**Written task**
Begin at the first line of the data and copy each line through the one containing "42.4, 35.4, 34.2, 31.2, 24.3, 14.2, 4.5, 1.0]", that line included, with no pictures.

**Source excerpt**
■ ■ ■ ■ ■ ■ ■

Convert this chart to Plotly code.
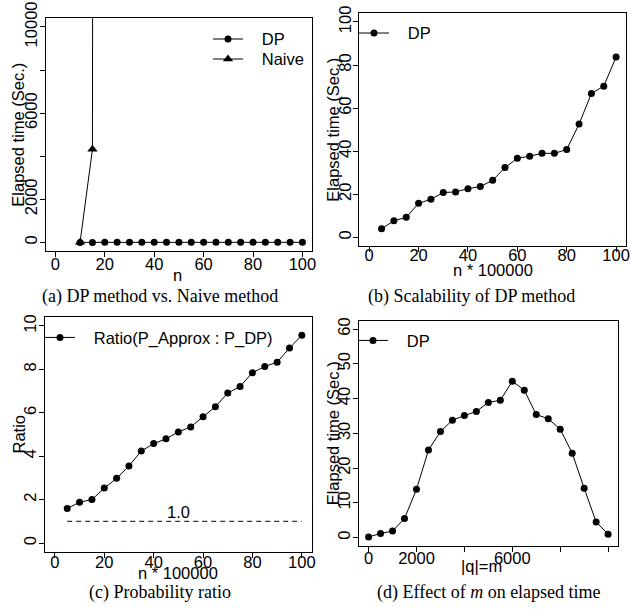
import plotly.graph_objects as go

W, H = 631, 611

# ---------------- data ----------------
n_a = [10, 15, 20, 25, 30, 35, 40, 45, 50, 55, 60, 65, 70, 75, 80, 85, 90, 95, 100]
dp_a = [0.2, 0.3, 0.5, 0.6, 0.8, 1.0, 1.2, 1.4, 1.6, 1.8, 2.0, 2.2, 2.4, 2.6, 2.8, 3.0, 3.2, 3.4, 3.6]
naive_n = [10, 15, 20]
naive_a = [5, 4320, 500000]

n_b = [5, 10, 15, 20, 25, 30, 35, 40, 45, 50, 55, 60, 65, 70, 75, 80, 85, 90, 95, 100]
dp_b = [4.0, 7.7, 9.3, 15.8, 17.7, 20.8, 21.1, 22.6, 23.6, 26.5, 32.4, 36.7, 37.7,
        39.0, 39.0, 40.8, 52.6, 66.8, 70.2, 83.7]

n_c = [5, 10, 15, 20, 25, 30, 35, 40, 45, 50, 55, 60, 65, 70, 75, 80, 85, 90, 95, 100]
ratio_c = [1.59, 1.88, 2.0, 2.53, 2.98, 3.55, 4.24, 4.58, 4.80, 5.12, 5.35, 5.82, 6.28,
           6.91, 7.21, 7.85, 8.13, 8.33, 8.98, 9.57]
baseline_x = [5, 100]
baseline_y = [1.0, 1.0]

m_d = [0, 500, 1000, 1500, 2000, 2500, 3000, 3500, 4000, 4500, 5000, 5500, 6000,
       6500, 7000, 7500, 8000, 8500, 9000, 9500, 10000]
dp_d = [0.2, 1.2, 1.9, 5.5, 13.9, 25.2, 30.5, 33.8, 35.1, 36.3, 38.9, 39.5, 45.0,
        42.4, 35.4, 34.2, 31.2, 24.3, 14.2, 4.5, 1.0]

ticks_a_x = [0, 20, 40, 60, 80, 100]
ticks_a_y = [0, 2000, 4000, 6000, 8000, 10000]
labels_a_y = ["0", "2000", "", "6000", "", "10000"]
ticks_b_y = [0, 20, 40, 60, 80, 100]
ticks_c_y = [0, 2, 4, 6, 8, 10]
ticks_d_x = [0, 2000, 4000, 6000, 8000, 10000]
labels_d_x = ["0", "2000", "", "6000", "", "10000"]
ticks_d_y = [0, 10, 20, 30, 40, 50, 60]

SANS = "Liberation Sans, Arial, sans-serif"
SERIF = "Liberation Serif, Times New Roman, serif"
FS = 16.5
CAP = 18
GAP = "\u00a0\u00a0\u00a0"


def px(x):
    return x / W


def py(y):
    return 1 - y / H


fig = go.Figure()

line = dict(color="black", width=1)
circ = dict(symbol="circle", size=7, color="black")

fig.add_trace(go.Scatter(x=n_a, y=dp_a, mode="lines+markers", name=GAP + "DP", line=line,
                         marker=circ, xaxis="x", yaxis="y", legend="legend"))
fig.add_trace(go.Scatter(x=naive_n, y=naive_a, mode="lines+markers", name=GAP + "Naive", line=line,
                         marker=dict(symbol="triangle-up", size=9, color="black"),
                         xaxis="x", yaxis="y", legend="legend5"))
fig.add_trace(go.Scatter(x=n_b, y=dp_b, mode="lines+markers", name=GAP + "DP", line=line,
                         marker=circ, xaxis="x2", yaxis="y2", legend="legend2"))
fig.add_trace(go.Scatter(x=n_c, y=ratio_c, mode="lines+markers",
                         name=GAP + "Ratio(P_Approx : P_DP)",
                         line=line, marker=circ, xaxis="x3", yaxis="y3", legend="legend3"))
fig.add_trace(go.Scatter(x=baseline_x, y=baseline_y, mode="lines", showlegend=False,
                         line=dict(color="black", width=1, dash="5px,4px"),
                         xaxis="x3", yaxis="y3"))
fig.add_trace(go.Scatter(x=m_d, y=dp_d, mode="lines+markers", name=GAP + "DP", line=line,
                         marker=circ, xaxis="x4", yaxis="y4", legend="legend4"))

axis_common = dict(showline=True, mirror=True, linecolor="black", linewidth=1,
                   ticks="outside", ticklen=5, tickwidth=1, tickcolor="black",
                   showgrid=False, zeroline=False, automargin=False,
                   tickfont=dict(family=SANS, size=FS, color="black"))

boxes = {
    "": ((45.5, 312.3), (18.3, 251)),
    "2": ((359.3, 626), (13.3, 246)),
    "3": ((45, 311.7), (317.3, 551.7)),
    "4": ((359, 617.7), (320.7, 546)),
}

layout = dict(width=W, height=H, autosize=False, margin=dict(l=0, r=0, t=0, b=0, pad=0),
              paper_bgcolor="white", plot_bgcolor="white", showlegend=True)

xranges = {"": [-4, 104], "2": [-4, 104], "3": [-4, 104], "4": [-400, 10400]}
yranges = {"": [-400, 10400], "2": [-4, 104], "3": [-0.4, 10.4], "4": [-2.4, 62.4]}
xtick = {"": (ticks_a_x, None), "2": (ticks_a_x, None), "3": (ticks_a_x, None), "4": (ticks_d_x, labels_d_x)}
ytick = {"": (ticks_a_y, labels_a_y), "2": (ticks_b_y, None), "3": (ticks_c_y, None), "4": (ticks_d_y, None)}
xstand = {"": -7, "2": -11, "3": -10, "4": -8}

for k, ((x0, x1), (y0, y1)) in boxes.items():
    xa = dict(axis_common, domain=[px(x0), px(x1)], range=xranges[k], anchor="y" + k,
              tickmode="array", tickvals=xtick[k][0], ticklabelstandoff=xstand[k])
    if xtick[k][1] is not None:
        xa["ticktext"] = xtick[k][1]
    ya = dict(axis_common, domain=[py(y1), py(y0)], range=yranges[k], anchor="x" + k,
              tickmode="array", tickvals=ytick[k][0], tickangle=-90, ticklabelstandoff=-4)
    if ytick[k][1] is not None:
        ya["ticktext"] = ytick[k][1]
    layout["xaxis" + k] = xa
    layout["yaxis" + k] = ya

legfont = dict(family=SANS, size=FS, color="black")
leg_common = dict(bgcolor="rgba(0,0,0,0)", borderwidth=0, font=legfont,
                  xanchor="left", yanchor="top", tracegroupgap=0)
LOFF = 17.5
layout["legend"] = dict(leg_common, x=px(208), y=py(39.3 - LOFF))
layout["legend5"] = dict(leg_common, x=px(208), y=py(59.3 - LOFF))
layout["legend2"] = dict(leg_common, x=px(354), y=py(33.3 - LOFF))
layout["legend3"] = dict(leg_common, x=px(40), y=py(337.7 - LOFF))
layout["legend4"] = dict(leg_common, x=px(353), y=py(340.7 - LOFF))

fig.update_layout(**layout)

annotations = []
# axis titles
ytitles = [("Elapsed time (Sec.)", 18, (18.3 + 251) / 2),
           ("Elapsed time (Sec.)", 333, (13.3 + 246) / 2),
           ("Ratio", 18, (317.3 + 551.7) / 2),
           ("Elapsed time (Sec.)", 333, (320.7 + 546) / 2)]
for t, x, y in ytitles:
    annotations.append(dict(text=t, x=px(x), y=py(y), xref="paper", yref="paper",
                            showarrow=False, textangle=-90, xanchor="center", yanchor="middle",
                            font=dict(family=SANS, size=FS, color="black")))
xtitles = [("n", 178, 275),
           ("n * 100000", 493, 269.5),
           ("n * 100000", 178, 573),
           ("|q|=m", 481, 566)]
for t, x, y in xtitles:
    annotations.append(dict(text=t, x=px(x), y=py(y), xref="paper", yref="paper",
                            showarrow=False, xanchor="center", yanchor="middle",
                            font=dict(family=SANS, size=FS, color="black")))
captions = [("(a) DP method vs. Naive method", 160, 296),
            ("(b) Scalability of DP method", 472, 296),
            ("(c) Probability ratio", 160, 592),
            ("(d) Effect of <i>m</i> on elapsed time", 489, 592)]
for t, x, y in captions:
    annotations.append(dict(text=t, x=px(x), y=py(y), xref="paper", yref="paper",
                            showarrow=False, xanchor="center", yanchor="middle",
                            font=dict(family=SERIF, size=CAP, color="black")))
annotations.append(dict(text="1.0", x=50, y=1.0, xref="x3", yref="y3", showarrow=False,
                        xanchor="center", yanchor="bottom", yshift=-2,
                        font=dict(family=SANS, size=FS, color="black")))
fig.update_layout(annotations=annotations)

fig.write_html("out.html", config={"displayModeBar": False},
               post_script="document.body.style.margin='0';document.body.style.overflow='hidden';")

■ ■ ■ ■ ■ ■ ■

**Output of the task**
Convert this chart to Plotly code.
import plotly.graph_objects as go

W, H = 631, 611

# ---------------- data ----------------
n_a = [10, 15, 20, 25, 30, 35, 40, 45, 50, 55, 60, 65, 70, 75, 80, 85, 90, 95, 100]
dp_a = [0.2, 0.3, 0.5, 0.6, 0.8, 1.0, 1.2, 1.4, 1.6, 1.8, 2.0, 2.2, 2.4, 2.6, 2.8, 3.0, 3.2, 3.4, 3.6]
naive_n = [10, 15, 20]
naive_a = [5, 4320, 500000]

n_b = [5, 10, 15, 20, 25, 30, 35, 40, 45, 50, 55, 60, 65, 70, 75, 80, 85, 90, 95, 100]
dp_b = [4.0, 7.7, 9.3, 15.8, 17.7, 20.8, 21.1, 22.6, 23.6, 26.5, 32.4, 36.7, 37.7,
        39.0, 39.0, 40.8, 52.6, 66.8, 70.2, 83.7]

n_c = [5, 10, 15, 20, 25, 30, 35, 40, 45, 50, 55, 60, 65, 70, 75, 80, 85, 90, 95, 100]
ratio_c = [1.59, 1.88, 2.0, 2.53, 2.98, 3.55, 4.24, 4.58, 4.80, 5.12, 5.35, 5.82, 6.28,
           6.91, 7.21, 7.85, 8.13, 8.33, 8.98, 9.57]
baseline_x = [5, 100]
baseline_y = [1.0, 1.0]

m_d = [0, 500, 1000, 1500, 2000, 2500, 3000, 3500, 4000, 4500, 5000, 5500, 6000,
       6500, 7000, 7500, 8000, 8500, 9000, 9500, 10000]
dp_d = [0.2, 1.2, 1.9, 5.5, 13.9, 25.2, 30.5, 33.8, 35.1, 36.3, 38.9, 39.5, 45.0,
        42.4, 35.4, 34.2, 31.2, 24.3, 14.2, 4.5, 1.0]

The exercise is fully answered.